- Task: Reading the listing below, count the lines that contain the word "matplotlib" and give that count alone.

[START Supplied data]

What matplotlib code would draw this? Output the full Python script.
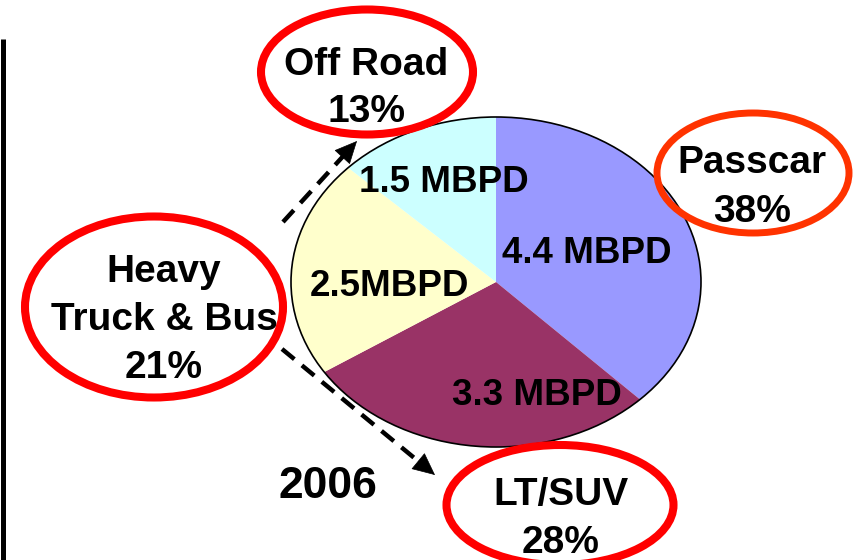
import matplotlib
matplotlib.use("Agg")
import matplotlib.pyplot as plt
from matplotlib.patches import Ellipse, Circle

# data
segments = ["Passcar", "LT/SUV", "Heavy Truck & Bus", "Off Road"]
mbpd = [4.4, 3.3, 2.5, 1.5]
share_pct = [38, 28, 21, 13]
inner_labels = ["4.4 MBPD", "3.3 MBPD", "2.5MBPD", "1.5 MBPD"]
callout_lines = [["Passcar"], ["LT/SUV"], ["Heavy", "Truck & Bus"], ["Off Road"]]
year = "2006"

colors = ["#9999FF", "#993366", "#FFFFCC", "#CCFFFF"]
ring_colors = ["#FF3300", "#FF0000", "#FF0000", "#FF0000"]
plt.rcParams["font.family"] = ["Liberation Sans", "DejaVu Sans"]

W, H = 858, 560
fig = plt.figure(figsize=(W / 100, H / 100), dpi=100)

# pie axes, stretched into an ellipse (pixel box 291..701 x 117..447)
pax = fig.add_axes([291 / W, 1 - 447 / H, 410 / W, 330 / H])
wedges, _ = pax.pie(mbpd, colors=colors, startangle=90, counterclock=False,
                    wedgeprops=dict(linewidth=0))
for w in wedges:
    w.set_clip_on(False)
pax.set_aspect("auto"); pax.set_xlim(-1, 1); pax.set_ylim(-1, 1)
pax.add_patch(Circle((0, 0), 1, fill=False, ec="black", lw=1.2, clip_on=False))
pax.axis("off")

# overlay in pixel coordinates
ax = fig.add_axes([0, 0, 1, 1], facecolor="none")
ax.set_xlim(0, W); ax.set_ylim(H, 0); ax.axis("off")

# inner MBPD labels (baseline positions)
inner_pos = [(587, 263), (537, 405), (389, 296), (444, 192)]
for (x, y), t in zip(inner_pos, inner_labels):
    ax.text(x, y, t, ha="center", va="baseline", fontsize=26.5, fontweight="bold")

# callout ellipses: center, width, height, stroke
rings = [((753, 173), 192, 120, 5.0), ((560, 505), 227, 120, 5.8),
         ((154, 307), 258, 181, 5.8), ((367, 72), 212, 125, 5.8)]
# text x and baselines for each line, the last one is the percent line
text_base = [(752, [173, 222]), (561, [505, 553]), (164, [282, 330, 378]), (366, [75, 122])]
for i, ((c, w, h, lw), (tx, ys)) in enumerate(zip(rings, text_base)):
    ax.add_patch(Ellipse(c, w, h, fill=False, ec=ring_colors[i], lw=lw, clip_on=False))
    lines = callout_lines[i] + [f"{share_pct[i]}%"]
    for t, y in zip(lines, ys):
        ax.text(tx, y, t, ha="center", va="baseline", fontsize=28, fontweight="bold")

ax.text(328, 498, year, ha="center", va="baseline", fontsize=32, fontweight="bold")

# dashed arrows
for (x0, y0), (x1, y1) in [((283, 222), (357, 141)), ((282, 349), (435, 475))]:
    dx, dy = x1 - x0, y1 - y0
    f = 18 / (dx ** 2 + dy ** 2) ** 0.5
    ax.plot([x0, x1 - dx * f], [y0, y1 - dy * f], color="black", lw=3.2,
            linestyle=(0, (3.6, 2.2)), solid_capstyle="butt")
    ax.annotate("", xy=(x1, y1), xytext=(x1 - dx * f * 1.2, y1 - dy * f * 1.2),
                arrowprops=dict(arrowstyle="-|>,head_length=0.75,head_width=0.35",
                                mutation_scale=20, color="black", lw=0.5,
                                shrinkA=0, shrinkB=0))

# left border line
ax.plot([2.5, 2.5], [39, H], color="black", lw=3.6, solid_capstyle="butt")

fig.savefig("out.png", dpi=100)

[END Supplied data]

- Finished task: 5